#### [Exercise description]
Leave out all pictures. Return exactly the lines from the top of the material through the line containing "import * as".

#### [Task input]
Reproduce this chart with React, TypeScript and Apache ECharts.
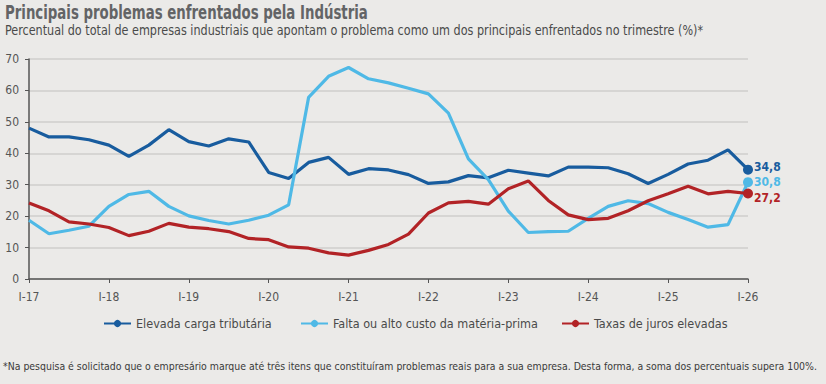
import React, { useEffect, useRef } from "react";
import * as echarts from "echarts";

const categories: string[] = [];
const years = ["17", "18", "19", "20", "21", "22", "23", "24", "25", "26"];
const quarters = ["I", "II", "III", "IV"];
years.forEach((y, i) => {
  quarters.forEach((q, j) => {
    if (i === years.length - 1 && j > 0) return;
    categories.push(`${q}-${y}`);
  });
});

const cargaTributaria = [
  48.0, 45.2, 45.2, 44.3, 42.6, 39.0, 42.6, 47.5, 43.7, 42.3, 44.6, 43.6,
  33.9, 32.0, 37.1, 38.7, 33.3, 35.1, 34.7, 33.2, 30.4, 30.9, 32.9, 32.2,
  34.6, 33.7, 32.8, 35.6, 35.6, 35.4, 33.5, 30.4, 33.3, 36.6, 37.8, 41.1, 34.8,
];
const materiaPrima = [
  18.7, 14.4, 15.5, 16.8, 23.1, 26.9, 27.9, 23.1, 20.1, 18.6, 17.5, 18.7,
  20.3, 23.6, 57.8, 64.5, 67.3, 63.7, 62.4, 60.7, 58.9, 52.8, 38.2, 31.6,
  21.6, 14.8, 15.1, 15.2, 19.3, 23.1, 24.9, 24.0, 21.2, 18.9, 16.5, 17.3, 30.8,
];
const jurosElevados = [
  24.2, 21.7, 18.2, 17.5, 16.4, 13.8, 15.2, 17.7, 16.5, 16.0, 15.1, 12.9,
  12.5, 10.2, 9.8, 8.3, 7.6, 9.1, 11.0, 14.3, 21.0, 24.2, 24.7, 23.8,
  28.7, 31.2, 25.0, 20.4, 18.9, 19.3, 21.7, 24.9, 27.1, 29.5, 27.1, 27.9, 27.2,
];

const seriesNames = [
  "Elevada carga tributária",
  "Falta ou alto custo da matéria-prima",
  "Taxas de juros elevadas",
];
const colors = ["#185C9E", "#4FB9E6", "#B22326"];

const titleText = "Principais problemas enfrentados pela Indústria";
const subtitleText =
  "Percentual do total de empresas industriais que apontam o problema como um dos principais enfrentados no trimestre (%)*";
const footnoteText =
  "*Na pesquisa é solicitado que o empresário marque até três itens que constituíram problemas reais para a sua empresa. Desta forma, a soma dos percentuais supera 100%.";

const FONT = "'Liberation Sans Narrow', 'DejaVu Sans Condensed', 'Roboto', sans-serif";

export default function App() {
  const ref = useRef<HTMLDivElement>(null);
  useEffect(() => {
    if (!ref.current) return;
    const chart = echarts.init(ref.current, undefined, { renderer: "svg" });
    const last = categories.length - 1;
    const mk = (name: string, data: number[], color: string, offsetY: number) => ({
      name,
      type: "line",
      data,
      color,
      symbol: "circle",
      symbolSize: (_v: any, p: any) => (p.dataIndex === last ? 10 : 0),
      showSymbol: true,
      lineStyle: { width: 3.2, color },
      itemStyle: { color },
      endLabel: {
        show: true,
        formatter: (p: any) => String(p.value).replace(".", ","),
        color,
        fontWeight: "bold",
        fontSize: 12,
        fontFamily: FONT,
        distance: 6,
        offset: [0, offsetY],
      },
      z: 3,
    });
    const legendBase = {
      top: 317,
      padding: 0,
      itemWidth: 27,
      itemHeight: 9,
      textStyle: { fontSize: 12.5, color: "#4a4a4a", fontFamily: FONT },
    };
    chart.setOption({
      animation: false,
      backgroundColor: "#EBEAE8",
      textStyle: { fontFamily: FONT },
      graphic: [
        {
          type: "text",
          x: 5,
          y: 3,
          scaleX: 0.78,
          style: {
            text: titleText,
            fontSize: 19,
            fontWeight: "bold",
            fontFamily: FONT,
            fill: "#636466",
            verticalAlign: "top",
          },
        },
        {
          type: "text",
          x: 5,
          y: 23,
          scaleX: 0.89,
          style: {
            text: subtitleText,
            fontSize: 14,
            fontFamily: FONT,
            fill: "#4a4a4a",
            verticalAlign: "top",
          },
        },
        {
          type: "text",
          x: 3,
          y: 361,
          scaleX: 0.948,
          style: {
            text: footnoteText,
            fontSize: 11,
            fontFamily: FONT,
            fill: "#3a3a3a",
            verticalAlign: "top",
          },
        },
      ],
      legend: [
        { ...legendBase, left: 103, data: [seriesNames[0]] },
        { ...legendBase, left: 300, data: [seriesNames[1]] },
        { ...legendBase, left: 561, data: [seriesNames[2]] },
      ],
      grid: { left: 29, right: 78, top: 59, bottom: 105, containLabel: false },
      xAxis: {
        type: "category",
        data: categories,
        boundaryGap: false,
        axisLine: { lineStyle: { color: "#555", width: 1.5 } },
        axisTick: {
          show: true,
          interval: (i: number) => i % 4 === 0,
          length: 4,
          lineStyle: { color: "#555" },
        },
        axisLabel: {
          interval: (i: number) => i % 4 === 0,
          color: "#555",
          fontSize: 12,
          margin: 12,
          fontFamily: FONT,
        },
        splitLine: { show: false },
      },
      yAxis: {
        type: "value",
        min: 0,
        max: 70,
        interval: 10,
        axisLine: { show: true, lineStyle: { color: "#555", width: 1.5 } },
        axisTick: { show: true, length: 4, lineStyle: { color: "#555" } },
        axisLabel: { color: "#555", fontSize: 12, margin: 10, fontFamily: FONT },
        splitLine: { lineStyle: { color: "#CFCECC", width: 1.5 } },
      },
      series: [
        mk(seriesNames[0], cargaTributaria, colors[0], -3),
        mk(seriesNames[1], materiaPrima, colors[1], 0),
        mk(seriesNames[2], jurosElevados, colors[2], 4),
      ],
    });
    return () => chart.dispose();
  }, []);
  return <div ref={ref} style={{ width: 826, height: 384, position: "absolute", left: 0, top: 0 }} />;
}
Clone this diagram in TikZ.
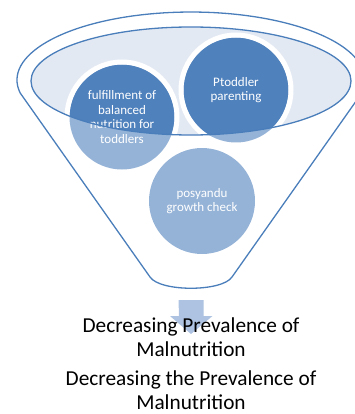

#### [Answer to the problem]
Reproduce this chart with React, TypeScript and Apache ECharts.
import React, { useEffect, useRef } from "react";
import * as echarts from "echarts";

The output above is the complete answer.